-- start EXTRACTED ENTRIES --

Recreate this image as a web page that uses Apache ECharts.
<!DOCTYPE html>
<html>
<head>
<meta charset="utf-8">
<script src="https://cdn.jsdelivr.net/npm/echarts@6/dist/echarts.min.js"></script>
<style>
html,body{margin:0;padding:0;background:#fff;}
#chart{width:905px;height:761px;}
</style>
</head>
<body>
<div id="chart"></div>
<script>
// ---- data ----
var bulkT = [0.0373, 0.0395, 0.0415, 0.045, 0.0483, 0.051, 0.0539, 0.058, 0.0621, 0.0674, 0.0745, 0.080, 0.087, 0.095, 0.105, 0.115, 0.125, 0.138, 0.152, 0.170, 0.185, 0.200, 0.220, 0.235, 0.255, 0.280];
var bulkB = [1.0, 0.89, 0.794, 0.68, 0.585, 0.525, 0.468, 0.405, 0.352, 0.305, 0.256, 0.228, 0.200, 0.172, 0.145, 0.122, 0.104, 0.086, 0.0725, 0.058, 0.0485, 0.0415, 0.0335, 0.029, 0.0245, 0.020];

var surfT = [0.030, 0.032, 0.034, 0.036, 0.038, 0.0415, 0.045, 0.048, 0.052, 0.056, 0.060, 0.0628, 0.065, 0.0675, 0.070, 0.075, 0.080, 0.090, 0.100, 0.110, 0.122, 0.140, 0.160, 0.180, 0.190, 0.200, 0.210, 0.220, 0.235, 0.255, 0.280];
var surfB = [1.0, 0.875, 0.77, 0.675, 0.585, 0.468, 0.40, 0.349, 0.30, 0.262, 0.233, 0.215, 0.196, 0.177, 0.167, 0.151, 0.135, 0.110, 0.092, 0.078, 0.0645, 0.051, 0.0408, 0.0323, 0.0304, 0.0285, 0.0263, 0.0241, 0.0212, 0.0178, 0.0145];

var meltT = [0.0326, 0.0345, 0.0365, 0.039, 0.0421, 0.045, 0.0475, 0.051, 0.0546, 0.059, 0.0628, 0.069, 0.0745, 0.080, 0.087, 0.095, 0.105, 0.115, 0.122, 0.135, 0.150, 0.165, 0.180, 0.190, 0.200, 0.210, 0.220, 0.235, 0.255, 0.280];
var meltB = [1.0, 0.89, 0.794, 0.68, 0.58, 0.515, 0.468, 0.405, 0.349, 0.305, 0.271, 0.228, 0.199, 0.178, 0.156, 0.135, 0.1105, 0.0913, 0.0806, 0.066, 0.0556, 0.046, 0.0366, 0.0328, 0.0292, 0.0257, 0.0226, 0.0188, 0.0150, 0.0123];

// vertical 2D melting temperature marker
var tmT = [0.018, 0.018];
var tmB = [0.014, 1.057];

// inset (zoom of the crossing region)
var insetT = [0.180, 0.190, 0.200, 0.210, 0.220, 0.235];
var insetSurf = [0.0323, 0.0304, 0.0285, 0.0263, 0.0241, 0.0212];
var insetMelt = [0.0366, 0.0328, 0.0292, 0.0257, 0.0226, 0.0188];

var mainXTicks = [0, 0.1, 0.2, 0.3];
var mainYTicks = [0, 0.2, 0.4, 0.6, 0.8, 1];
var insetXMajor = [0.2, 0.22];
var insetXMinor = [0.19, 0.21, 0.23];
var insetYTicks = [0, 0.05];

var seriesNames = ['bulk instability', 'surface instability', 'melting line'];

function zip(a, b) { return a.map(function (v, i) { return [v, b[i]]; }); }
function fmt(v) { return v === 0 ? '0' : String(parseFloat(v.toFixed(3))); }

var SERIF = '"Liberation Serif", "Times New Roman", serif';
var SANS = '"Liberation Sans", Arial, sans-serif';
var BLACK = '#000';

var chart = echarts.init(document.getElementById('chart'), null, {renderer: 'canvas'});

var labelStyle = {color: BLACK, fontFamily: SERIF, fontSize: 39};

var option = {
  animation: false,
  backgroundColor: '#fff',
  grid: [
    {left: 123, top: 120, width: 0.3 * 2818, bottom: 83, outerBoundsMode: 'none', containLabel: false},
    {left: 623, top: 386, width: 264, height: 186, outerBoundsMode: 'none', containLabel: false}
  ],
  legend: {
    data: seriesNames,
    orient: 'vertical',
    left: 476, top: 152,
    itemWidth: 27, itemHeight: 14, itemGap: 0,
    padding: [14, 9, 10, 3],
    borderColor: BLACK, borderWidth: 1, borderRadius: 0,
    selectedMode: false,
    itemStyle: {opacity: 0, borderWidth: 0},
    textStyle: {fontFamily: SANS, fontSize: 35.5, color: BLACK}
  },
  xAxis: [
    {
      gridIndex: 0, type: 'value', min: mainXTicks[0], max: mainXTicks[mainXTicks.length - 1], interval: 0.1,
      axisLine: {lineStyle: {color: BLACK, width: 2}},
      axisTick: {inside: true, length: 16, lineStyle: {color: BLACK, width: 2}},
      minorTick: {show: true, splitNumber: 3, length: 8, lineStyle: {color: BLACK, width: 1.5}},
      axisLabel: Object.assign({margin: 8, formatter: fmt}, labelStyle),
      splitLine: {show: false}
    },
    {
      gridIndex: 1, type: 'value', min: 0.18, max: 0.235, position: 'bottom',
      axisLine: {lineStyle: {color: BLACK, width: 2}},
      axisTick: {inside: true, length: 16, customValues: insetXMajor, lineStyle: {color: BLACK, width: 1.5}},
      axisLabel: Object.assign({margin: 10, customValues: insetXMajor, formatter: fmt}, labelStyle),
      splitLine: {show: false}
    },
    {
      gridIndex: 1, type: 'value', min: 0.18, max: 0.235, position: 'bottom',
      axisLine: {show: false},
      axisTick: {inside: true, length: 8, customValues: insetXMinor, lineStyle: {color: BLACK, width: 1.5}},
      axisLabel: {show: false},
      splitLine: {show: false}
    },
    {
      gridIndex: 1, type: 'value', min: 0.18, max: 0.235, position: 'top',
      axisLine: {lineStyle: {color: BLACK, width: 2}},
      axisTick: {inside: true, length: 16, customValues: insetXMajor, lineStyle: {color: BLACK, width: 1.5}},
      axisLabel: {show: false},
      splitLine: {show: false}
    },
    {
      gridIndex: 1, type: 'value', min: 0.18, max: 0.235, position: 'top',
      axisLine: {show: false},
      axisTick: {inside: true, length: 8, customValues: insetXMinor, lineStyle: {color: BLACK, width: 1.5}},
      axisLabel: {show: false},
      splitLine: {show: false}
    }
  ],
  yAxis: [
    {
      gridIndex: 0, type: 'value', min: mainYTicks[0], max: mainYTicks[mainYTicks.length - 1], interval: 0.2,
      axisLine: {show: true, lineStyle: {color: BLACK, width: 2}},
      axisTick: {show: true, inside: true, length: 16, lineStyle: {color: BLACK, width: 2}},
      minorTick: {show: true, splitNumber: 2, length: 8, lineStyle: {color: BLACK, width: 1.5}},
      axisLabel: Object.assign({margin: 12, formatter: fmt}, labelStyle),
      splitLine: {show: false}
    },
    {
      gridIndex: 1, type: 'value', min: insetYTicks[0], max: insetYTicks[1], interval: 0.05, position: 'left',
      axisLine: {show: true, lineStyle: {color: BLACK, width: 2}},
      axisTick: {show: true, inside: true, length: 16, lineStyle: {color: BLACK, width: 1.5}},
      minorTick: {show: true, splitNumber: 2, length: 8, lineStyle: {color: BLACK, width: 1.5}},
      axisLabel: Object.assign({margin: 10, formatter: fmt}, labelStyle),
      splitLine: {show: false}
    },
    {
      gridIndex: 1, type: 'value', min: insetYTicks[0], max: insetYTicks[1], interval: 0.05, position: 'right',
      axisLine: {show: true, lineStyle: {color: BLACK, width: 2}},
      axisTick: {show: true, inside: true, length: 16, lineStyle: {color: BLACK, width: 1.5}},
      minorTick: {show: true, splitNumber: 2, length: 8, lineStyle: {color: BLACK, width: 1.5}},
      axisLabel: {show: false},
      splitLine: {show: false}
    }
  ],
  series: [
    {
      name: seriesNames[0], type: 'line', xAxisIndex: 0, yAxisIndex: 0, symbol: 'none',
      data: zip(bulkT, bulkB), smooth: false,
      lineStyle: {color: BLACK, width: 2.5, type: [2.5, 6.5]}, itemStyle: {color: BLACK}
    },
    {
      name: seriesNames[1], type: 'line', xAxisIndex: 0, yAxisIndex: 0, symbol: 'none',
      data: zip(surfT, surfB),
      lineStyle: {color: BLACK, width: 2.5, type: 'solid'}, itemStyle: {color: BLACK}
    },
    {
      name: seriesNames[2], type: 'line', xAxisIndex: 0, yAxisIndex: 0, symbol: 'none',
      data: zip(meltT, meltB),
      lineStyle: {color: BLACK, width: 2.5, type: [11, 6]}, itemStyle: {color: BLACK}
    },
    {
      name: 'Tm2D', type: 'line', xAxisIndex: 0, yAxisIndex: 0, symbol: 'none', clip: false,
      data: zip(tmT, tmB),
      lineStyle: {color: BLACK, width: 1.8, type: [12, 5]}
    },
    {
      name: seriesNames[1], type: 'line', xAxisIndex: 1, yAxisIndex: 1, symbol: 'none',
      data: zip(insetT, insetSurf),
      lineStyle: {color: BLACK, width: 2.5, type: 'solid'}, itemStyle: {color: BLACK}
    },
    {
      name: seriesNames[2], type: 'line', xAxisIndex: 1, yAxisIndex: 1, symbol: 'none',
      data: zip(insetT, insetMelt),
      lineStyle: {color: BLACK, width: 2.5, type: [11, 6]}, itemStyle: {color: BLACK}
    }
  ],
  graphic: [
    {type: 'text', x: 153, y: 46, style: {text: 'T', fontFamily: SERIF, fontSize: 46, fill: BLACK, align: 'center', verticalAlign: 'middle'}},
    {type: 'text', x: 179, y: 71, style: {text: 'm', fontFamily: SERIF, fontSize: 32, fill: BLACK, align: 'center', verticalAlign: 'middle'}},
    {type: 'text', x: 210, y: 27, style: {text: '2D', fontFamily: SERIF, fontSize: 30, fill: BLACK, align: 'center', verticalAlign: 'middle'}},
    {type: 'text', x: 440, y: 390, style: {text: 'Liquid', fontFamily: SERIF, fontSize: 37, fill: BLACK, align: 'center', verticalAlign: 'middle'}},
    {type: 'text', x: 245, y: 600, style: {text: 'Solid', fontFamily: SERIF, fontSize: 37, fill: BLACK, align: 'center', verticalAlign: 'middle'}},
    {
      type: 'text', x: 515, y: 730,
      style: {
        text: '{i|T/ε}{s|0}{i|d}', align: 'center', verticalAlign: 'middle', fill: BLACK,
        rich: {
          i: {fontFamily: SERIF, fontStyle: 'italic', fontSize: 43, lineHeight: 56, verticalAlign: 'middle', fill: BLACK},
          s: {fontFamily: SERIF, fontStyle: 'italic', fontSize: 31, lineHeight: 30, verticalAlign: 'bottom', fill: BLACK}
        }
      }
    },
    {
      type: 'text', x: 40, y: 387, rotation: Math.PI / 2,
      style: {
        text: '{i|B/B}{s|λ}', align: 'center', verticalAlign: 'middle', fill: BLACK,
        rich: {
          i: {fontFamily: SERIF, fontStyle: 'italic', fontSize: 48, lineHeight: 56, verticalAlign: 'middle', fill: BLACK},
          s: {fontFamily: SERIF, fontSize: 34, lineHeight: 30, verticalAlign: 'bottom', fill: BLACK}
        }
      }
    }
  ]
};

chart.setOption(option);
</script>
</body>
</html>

-- end EXTRACTED ENTRIES --
-- start EXTRACTED ENTRIES --

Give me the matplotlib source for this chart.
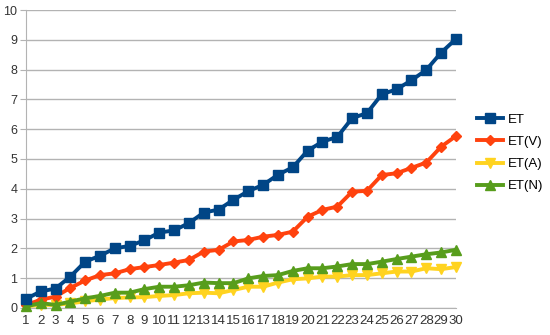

-- end EXTRACTED ENTRIES --

## STATED GOAL
Each line from the line with "Recreate this image" to the line with "0.0257, 0.0226, 0.0188];" is to be echoed exactly; both boundary lines are included, and nothing else is to be output.

## FINISHED EXERCISE
Recreate this image as a web page that uses Apache ECharts.
<!DOCTYPE html>
<html>
<head>
<meta charset="utf-8">
<script src="https://cdn.jsdelivr.net/npm/echarts@6/dist/echarts.min.js"></script>
<style>
html,body{margin:0;padding:0;background:#fff;}
#chart{width:905px;height:761px;}
</style>
</head>
<body>
<div id="chart"></div>
<script>
// ---- data ----
var bulkT = [0.0373, 0.0395, 0.0415, 0.045, 0.0483, 0.051, 0.0539, 0.058, 0.0621, 0.0674, 0.0745, 0.080, 0.087, 0.095, 0.105, 0.115, 0.125, 0.138, 0.152, 0.170, 0.185, 0.200, 0.220, 0.235, 0.255, 0.280];
var bulkB = [1.0, 0.89, 0.794, 0.68, 0.585, 0.525, 0.468, 0.405, 0.352, 0.305, 0.256, 0.228, 0.200, 0.172, 0.145, 0.122, 0.104, 0.086, 0.0725, 0.058, 0.0485, 0.0415, 0.0335, 0.029, 0.0245, 0.020];

var surfT = [0.030, 0.032, 0.034, 0.036, 0.038, 0.0415, 0.045, 0.048, 0.052, 0.056, 0.060, 0.0628, 0.065, 0.0675, 0.070, 0.075, 0.080, 0.090, 0.100, 0.110, 0.122, 0.140, 0.160, 0.180, 0.190, 0.200, 0.210, 0.220, 0.235, 0.255, 0.280];
var surfB = [1.0, 0.875, 0.77, 0.675, 0.585, 0.468, 0.40, 0.349, 0.30, 0.262, 0.233, 0.215, 0.196, 0.177, 0.167, 0.151, 0.135, 0.110, 0.092, 0.078, 0.0645, 0.051, 0.0408, 0.0323, 0.0304, 0.0285, 0.0263, 0.0241, 0.0212, 0.0178, 0.0145];

var meltT = [0.0326, 0.0345, 0.0365, 0.039, 0.0421, 0.045, 0.0475, 0.051, 0.0546, 0.059, 0.0628, 0.069, 0.0745, 0.080, 0.087, 0.095, 0.105, 0.115, 0.122, 0.135, 0.150, 0.165, 0.180, 0.190, 0.200, 0.210, 0.220, 0.235, 0.255, 0.280];
var meltB = [1.0, 0.89, 0.794, 0.68, 0.58, 0.515, 0.468, 0.405, 0.349, 0.305, 0.271, 0.228, 0.199, 0.178, 0.156, 0.135, 0.1105, 0.0913, 0.0806, 0.066, 0.0556, 0.046, 0.0366, 0.0328, 0.0292, 0.0257, 0.0226, 0.0188, 0.0150, 0.0123];

// vertical 2D melting temperature marker
var tmT = [0.018, 0.018];
var tmB = [0.014, 1.057];

// inset (zoom of the crossing region)
var insetT = [0.180, 0.190, 0.200, 0.210, 0.220, 0.235];
var insetSurf = [0.0323, 0.0304, 0.0285, 0.0263, 0.0241, 0.0212];
var insetMelt = [0.0366, 0.0328, 0.0292, 0.0257, 0.0226, 0.0188];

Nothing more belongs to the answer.